* REQUIRED WORK *
In the lines below, find how many contain the word "Output" and report that figure alone.
***** INFORMATION SHOWN
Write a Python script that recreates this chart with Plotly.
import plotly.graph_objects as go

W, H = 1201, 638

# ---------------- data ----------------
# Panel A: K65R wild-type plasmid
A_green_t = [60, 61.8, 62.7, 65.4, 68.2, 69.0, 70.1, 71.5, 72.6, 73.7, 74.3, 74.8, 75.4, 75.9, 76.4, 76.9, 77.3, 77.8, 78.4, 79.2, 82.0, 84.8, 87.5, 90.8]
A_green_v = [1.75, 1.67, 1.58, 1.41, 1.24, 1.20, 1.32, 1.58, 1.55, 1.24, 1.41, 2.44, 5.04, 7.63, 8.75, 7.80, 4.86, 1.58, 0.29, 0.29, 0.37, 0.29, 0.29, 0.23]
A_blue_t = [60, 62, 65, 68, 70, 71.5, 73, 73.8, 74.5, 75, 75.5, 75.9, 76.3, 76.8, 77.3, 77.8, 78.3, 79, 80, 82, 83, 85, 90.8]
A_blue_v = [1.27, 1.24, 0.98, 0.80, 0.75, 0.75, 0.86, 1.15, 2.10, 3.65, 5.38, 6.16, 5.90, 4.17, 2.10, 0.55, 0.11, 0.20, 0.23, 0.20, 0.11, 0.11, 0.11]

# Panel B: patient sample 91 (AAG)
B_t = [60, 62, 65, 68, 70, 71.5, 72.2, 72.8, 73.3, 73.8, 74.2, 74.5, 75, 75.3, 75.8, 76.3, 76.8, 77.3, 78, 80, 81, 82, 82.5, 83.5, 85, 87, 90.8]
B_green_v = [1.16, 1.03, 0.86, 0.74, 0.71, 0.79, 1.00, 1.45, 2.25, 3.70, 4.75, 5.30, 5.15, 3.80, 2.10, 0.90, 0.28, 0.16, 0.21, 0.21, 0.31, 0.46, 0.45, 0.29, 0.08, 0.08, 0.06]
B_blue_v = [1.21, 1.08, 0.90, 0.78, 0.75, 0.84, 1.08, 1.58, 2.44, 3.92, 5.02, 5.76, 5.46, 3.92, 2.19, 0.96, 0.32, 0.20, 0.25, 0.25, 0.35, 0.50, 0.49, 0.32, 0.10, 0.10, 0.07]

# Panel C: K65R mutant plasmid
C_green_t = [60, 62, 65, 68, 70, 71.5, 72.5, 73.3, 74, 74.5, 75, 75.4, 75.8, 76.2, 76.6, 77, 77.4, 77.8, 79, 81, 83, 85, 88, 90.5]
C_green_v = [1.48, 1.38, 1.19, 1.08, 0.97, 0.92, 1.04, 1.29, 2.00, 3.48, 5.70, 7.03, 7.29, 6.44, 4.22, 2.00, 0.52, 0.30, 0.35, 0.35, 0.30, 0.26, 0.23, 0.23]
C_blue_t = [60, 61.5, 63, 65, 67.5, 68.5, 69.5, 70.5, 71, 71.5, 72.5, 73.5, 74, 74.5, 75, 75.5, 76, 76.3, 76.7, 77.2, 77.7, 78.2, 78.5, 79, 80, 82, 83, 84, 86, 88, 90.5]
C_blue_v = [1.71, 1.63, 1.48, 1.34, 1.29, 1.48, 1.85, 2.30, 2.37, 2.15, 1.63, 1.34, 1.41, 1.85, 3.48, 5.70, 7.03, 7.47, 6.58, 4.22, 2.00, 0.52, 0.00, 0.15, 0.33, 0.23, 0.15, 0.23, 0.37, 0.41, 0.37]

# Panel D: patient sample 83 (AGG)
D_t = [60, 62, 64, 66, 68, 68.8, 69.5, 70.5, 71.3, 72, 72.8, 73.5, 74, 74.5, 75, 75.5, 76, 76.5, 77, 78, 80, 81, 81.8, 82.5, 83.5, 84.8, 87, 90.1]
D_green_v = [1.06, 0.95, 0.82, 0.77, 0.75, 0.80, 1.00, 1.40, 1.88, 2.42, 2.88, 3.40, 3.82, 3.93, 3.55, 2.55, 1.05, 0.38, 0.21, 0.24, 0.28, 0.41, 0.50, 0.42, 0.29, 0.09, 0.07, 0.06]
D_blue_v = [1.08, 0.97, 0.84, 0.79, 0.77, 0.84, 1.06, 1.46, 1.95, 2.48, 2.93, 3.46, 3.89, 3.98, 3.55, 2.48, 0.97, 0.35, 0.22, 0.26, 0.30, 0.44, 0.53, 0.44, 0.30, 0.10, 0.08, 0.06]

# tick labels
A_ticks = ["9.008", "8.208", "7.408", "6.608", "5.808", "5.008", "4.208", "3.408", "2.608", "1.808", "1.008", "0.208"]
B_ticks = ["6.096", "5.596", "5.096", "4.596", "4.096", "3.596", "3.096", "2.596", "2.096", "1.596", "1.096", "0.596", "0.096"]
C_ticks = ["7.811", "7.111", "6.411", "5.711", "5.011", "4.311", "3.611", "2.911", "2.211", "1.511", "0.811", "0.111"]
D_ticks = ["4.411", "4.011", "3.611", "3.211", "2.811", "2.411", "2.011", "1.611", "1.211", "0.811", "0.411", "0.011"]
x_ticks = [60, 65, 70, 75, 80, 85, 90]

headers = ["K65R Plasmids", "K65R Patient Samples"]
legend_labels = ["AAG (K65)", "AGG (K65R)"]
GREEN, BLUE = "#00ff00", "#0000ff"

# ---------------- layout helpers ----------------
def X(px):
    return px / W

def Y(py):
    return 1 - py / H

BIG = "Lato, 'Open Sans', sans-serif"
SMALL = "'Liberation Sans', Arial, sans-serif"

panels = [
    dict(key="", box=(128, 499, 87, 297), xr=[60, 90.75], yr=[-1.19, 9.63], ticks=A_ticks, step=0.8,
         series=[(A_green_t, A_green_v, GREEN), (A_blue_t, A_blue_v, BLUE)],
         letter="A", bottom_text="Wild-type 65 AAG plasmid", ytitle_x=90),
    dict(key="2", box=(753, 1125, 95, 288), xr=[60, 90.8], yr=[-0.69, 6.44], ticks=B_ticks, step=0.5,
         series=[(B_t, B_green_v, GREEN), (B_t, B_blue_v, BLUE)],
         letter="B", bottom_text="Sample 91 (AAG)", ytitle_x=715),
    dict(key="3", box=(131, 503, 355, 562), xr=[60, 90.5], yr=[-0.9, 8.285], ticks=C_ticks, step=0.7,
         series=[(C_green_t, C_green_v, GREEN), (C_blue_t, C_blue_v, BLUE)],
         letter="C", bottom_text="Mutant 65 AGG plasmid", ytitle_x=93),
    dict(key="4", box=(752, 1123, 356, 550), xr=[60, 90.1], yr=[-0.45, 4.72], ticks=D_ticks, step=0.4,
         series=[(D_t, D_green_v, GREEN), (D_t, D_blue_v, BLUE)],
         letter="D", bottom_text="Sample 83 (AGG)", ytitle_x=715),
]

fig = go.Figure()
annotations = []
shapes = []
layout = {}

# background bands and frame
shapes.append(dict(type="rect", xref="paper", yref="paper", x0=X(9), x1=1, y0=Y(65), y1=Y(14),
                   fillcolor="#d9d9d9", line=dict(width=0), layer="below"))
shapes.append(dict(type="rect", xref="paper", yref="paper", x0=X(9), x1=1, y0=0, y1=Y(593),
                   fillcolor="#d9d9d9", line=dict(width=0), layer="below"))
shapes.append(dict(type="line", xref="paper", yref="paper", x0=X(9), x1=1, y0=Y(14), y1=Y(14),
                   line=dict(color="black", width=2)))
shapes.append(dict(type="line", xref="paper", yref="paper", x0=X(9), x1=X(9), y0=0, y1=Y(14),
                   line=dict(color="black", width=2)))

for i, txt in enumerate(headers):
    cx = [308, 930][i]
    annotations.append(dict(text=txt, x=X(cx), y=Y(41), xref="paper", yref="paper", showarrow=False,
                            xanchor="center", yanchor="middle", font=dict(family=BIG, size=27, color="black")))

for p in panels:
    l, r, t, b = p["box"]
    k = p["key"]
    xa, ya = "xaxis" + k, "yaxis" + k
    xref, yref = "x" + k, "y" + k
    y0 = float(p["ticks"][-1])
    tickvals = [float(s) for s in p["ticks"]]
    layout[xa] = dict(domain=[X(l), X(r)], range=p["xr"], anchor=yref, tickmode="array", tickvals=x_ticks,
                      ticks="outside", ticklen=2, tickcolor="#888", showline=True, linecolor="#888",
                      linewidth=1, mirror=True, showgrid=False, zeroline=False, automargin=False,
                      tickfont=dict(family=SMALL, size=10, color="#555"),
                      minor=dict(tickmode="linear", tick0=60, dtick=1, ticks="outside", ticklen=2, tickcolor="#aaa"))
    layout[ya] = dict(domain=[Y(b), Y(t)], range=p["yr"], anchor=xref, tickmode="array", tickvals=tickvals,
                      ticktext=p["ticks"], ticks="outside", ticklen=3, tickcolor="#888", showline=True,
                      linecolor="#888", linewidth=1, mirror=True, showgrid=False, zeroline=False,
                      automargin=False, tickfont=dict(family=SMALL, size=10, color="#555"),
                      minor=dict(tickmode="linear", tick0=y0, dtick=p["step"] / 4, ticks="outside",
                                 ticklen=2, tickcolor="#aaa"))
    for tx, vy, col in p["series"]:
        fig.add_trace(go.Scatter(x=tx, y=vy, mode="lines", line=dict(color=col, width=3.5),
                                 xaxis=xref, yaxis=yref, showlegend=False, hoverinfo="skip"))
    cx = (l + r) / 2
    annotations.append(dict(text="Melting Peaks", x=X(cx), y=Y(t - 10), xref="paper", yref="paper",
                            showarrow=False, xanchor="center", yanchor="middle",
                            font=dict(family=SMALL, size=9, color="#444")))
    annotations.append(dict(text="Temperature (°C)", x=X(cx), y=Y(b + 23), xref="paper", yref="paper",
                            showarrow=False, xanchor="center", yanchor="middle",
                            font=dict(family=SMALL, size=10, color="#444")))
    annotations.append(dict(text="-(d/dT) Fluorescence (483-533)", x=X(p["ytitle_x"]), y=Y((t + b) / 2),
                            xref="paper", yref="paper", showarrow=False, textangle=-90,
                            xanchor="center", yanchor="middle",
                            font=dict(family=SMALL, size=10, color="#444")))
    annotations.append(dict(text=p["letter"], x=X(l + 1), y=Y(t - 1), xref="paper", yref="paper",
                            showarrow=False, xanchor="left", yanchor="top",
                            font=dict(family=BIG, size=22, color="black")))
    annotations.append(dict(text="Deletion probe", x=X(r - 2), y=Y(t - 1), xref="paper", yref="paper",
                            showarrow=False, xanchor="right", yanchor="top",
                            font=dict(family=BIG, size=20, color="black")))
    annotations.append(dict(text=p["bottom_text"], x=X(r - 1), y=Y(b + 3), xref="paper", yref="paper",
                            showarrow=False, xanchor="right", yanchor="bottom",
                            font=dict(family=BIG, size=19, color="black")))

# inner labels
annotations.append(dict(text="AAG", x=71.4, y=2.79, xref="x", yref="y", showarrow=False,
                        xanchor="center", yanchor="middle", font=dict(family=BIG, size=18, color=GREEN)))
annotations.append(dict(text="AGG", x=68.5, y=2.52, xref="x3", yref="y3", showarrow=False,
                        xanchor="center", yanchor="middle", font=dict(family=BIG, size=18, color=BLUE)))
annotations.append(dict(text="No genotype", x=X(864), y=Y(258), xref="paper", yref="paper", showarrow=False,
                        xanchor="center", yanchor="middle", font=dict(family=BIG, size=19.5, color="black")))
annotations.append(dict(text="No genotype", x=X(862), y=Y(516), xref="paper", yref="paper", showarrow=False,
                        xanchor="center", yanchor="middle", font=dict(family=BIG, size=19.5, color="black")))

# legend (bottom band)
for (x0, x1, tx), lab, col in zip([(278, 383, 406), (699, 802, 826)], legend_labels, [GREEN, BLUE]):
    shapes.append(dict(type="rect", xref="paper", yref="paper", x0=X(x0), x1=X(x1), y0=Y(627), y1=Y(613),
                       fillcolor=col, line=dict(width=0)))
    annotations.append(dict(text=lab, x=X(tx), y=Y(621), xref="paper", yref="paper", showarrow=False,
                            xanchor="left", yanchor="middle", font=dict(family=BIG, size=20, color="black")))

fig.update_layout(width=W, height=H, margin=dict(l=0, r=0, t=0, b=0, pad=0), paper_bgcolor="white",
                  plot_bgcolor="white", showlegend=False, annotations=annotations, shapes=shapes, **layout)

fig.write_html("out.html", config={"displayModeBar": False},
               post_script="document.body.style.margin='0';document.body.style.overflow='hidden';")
**********
***** INFORMATION SHOWN
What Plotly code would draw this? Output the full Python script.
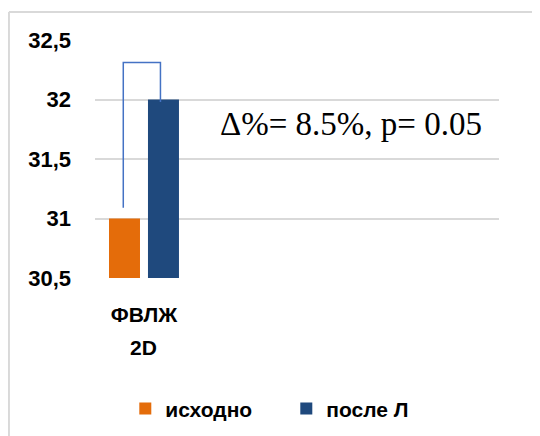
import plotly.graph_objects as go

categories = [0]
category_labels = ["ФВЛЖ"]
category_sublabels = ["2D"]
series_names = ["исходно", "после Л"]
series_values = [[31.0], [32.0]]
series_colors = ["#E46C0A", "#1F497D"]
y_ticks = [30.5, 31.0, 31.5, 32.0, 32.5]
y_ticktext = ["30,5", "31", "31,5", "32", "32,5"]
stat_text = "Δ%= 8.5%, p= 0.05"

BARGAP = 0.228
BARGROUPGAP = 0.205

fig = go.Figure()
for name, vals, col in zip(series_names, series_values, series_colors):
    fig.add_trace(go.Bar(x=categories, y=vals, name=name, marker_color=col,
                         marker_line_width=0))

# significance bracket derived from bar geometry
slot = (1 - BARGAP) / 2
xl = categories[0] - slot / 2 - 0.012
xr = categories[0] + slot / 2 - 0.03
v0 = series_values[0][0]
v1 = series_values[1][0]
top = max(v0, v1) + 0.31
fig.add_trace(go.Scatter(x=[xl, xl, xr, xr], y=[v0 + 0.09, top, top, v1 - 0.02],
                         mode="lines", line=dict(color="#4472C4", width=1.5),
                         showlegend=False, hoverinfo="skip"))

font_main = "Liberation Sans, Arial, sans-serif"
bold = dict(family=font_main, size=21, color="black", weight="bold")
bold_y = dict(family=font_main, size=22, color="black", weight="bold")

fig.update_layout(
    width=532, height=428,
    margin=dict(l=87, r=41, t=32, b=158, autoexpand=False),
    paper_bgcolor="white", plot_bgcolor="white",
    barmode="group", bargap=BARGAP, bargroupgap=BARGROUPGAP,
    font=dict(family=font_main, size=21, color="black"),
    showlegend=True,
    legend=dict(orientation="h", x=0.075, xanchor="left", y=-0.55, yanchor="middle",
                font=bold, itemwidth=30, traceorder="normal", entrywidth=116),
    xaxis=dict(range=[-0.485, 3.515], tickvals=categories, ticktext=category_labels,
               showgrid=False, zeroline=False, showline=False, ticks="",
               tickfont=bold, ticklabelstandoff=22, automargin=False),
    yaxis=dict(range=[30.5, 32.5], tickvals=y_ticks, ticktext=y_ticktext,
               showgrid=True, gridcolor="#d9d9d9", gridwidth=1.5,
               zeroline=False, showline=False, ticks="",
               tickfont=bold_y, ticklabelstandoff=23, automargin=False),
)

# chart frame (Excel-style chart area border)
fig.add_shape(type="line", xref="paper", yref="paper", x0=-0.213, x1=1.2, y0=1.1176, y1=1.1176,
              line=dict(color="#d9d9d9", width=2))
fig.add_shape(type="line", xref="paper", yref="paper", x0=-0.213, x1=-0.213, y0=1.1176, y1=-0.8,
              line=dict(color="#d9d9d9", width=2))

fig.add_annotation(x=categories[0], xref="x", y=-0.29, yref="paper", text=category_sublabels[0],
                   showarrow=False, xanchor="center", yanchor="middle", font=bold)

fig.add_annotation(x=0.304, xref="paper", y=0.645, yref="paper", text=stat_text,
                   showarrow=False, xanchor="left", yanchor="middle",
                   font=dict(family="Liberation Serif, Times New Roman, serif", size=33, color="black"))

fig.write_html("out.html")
**********
***** INFORMATION SHOWN
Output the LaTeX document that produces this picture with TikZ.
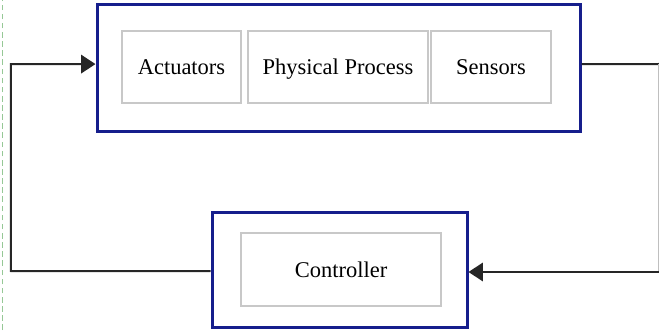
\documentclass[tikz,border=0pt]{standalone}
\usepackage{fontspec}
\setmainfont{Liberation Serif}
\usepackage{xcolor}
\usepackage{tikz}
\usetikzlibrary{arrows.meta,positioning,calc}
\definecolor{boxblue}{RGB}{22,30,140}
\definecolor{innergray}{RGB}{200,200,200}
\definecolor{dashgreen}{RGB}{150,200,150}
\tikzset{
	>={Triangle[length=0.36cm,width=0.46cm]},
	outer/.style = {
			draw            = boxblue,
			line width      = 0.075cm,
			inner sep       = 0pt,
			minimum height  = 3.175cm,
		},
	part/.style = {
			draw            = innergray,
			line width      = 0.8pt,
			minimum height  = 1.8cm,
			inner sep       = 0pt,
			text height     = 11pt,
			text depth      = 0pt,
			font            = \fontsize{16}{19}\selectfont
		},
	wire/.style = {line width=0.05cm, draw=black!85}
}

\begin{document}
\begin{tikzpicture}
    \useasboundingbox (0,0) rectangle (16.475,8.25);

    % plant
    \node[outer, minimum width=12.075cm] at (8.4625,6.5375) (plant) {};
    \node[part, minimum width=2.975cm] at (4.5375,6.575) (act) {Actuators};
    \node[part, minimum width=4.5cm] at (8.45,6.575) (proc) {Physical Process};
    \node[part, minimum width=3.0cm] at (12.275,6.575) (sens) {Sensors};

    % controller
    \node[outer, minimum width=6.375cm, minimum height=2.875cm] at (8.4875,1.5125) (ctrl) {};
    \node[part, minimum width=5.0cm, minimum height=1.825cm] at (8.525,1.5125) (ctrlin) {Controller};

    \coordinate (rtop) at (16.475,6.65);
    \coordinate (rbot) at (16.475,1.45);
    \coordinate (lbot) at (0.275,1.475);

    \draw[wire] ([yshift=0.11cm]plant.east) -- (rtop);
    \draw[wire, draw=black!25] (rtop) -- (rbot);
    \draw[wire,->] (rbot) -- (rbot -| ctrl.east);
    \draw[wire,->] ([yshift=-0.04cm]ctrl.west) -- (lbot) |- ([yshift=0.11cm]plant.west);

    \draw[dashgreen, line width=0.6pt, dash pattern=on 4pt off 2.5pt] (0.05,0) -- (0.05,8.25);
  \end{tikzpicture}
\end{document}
**********
* CORRECT RESPONSE *
2